Il cosiddetto “lavoro pulito”, come negli ambienti dell’intelligence viene definita l’eliminazione di un soggetto scomodo, prevede che tutto si svolga in maniera impercettibile per chi è intorno. Chi ieri sera ha colpito a morte Nemtsov sul Moskvoretskij Most sembrava invece che di rumore ne volesse fare tanto, e di proposito. Un comportamento decisamente anomalo per un omicidio politico teoricamente addebitabile al Cremlino: per neutralizzare i pesci piccoli, gli eredi del Kgb di solito adottano tecniche molto subdole che vanno dall’incidente stradale all’avvelenamento, riservando ai grossi calibri varie manovre di delegittimazione, come scandali finanziari e di corruzione, già utilizzati con i già citati Khodorkhovskij e Navalnyj. Come loro due, anche Nemtsov era vulnerabile per via del suo passato nel clan Eltsin e, se fosse stato necessario, di sicuro gli archivi segreti dei servizi avrebbero offerto uno scandalo di corruzione ad hoc per affondarlo. Nei piani alti della politica russa si usa così fin dai tempi dell’Urss, perchè porta più vantaggi una semplice delegitimacija che una plateale esecuzione di piazza.

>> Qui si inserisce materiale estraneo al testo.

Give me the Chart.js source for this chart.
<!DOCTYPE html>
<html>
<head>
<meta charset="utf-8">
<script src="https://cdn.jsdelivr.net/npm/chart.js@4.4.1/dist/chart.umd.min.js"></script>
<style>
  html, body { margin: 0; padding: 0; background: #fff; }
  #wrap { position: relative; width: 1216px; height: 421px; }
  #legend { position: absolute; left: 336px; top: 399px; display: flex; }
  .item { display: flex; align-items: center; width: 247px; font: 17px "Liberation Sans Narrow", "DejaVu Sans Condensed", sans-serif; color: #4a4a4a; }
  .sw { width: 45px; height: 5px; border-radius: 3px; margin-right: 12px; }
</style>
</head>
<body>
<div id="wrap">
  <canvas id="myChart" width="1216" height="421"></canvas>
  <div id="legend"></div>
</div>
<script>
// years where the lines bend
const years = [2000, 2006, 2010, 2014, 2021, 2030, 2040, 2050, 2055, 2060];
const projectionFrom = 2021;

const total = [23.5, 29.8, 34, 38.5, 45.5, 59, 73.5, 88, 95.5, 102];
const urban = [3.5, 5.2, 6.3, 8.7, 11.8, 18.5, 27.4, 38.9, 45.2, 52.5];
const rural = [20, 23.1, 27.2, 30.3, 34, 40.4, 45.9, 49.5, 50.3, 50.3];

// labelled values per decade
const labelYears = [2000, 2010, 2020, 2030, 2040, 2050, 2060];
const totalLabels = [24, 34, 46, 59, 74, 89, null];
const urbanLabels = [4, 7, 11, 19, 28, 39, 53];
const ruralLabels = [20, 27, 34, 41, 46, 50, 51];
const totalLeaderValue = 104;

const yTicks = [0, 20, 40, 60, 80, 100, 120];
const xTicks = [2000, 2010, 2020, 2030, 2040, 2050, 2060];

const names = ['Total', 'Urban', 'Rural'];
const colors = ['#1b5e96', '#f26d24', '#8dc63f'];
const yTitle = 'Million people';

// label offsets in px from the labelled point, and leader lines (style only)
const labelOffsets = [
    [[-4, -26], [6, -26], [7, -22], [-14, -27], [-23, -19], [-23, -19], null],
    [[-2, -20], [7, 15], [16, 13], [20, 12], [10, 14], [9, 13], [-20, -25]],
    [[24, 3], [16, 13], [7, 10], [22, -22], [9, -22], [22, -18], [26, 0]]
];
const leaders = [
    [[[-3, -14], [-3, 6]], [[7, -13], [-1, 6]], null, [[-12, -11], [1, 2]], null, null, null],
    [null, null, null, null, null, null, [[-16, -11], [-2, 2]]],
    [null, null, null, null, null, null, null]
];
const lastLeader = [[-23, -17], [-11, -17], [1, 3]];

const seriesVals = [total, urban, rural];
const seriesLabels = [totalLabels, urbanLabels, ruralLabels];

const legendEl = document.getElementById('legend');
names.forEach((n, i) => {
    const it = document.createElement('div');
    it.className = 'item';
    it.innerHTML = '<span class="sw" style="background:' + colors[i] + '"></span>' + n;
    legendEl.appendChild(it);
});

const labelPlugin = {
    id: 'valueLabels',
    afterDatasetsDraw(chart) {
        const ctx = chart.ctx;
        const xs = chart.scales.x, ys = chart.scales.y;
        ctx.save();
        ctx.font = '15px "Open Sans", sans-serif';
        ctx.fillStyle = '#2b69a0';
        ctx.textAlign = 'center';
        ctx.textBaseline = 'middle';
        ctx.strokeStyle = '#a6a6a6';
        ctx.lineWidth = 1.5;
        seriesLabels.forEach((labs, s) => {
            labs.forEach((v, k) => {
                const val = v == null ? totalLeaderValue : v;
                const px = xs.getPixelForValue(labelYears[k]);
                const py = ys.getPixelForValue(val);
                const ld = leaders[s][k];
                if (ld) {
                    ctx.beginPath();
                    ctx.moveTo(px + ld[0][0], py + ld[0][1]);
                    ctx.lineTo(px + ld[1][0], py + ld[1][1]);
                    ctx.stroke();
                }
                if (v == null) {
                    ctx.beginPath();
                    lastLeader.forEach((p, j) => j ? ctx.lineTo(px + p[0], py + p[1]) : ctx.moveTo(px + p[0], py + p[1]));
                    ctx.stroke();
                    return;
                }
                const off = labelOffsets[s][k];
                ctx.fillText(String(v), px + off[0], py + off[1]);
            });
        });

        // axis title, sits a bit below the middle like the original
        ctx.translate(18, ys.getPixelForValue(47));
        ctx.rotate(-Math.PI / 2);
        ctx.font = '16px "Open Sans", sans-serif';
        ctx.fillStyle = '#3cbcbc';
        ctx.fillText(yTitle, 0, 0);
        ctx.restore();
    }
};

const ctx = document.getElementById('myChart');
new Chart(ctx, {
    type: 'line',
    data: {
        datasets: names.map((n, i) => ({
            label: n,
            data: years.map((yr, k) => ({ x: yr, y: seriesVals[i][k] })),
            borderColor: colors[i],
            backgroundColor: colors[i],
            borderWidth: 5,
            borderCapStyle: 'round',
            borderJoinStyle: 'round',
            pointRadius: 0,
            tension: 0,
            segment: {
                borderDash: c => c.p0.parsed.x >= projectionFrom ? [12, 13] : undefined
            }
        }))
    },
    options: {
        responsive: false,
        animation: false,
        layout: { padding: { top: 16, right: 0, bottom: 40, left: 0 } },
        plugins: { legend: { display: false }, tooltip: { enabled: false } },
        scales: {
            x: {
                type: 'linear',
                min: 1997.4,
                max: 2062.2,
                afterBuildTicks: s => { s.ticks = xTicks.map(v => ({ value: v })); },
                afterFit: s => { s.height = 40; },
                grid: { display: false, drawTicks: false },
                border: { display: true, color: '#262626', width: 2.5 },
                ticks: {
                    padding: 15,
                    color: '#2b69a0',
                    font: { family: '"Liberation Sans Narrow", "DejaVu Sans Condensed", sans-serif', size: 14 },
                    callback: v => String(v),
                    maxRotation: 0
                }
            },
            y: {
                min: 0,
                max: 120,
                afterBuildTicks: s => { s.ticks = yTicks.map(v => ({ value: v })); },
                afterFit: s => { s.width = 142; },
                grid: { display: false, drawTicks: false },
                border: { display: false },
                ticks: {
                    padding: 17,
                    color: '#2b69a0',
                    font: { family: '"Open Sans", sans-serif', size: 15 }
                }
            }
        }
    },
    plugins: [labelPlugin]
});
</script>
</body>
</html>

Per questa sua illogicità, e a meno che Putin e i suoi non siano completamente usciti di senno, l’omicidio di Boris Nemtsov potrebbe nasce presumibilmente fuori dalle mura del Cremlino, se non della Russia stessa: troppo eclatante e soprattutto troppo scomodo per nascere dal cinico pragmatismo da ex agente segreto di Zar Vladimir. Forse ha ragione l’ex presidente sovietico e Nobel per la Pace Mikhail Gorbaciov, che oggi definisce l’assassinio di Nemtsov «un tentativo di destabilizzare il Paese innescando tensioni tra l’opposizione e il governo».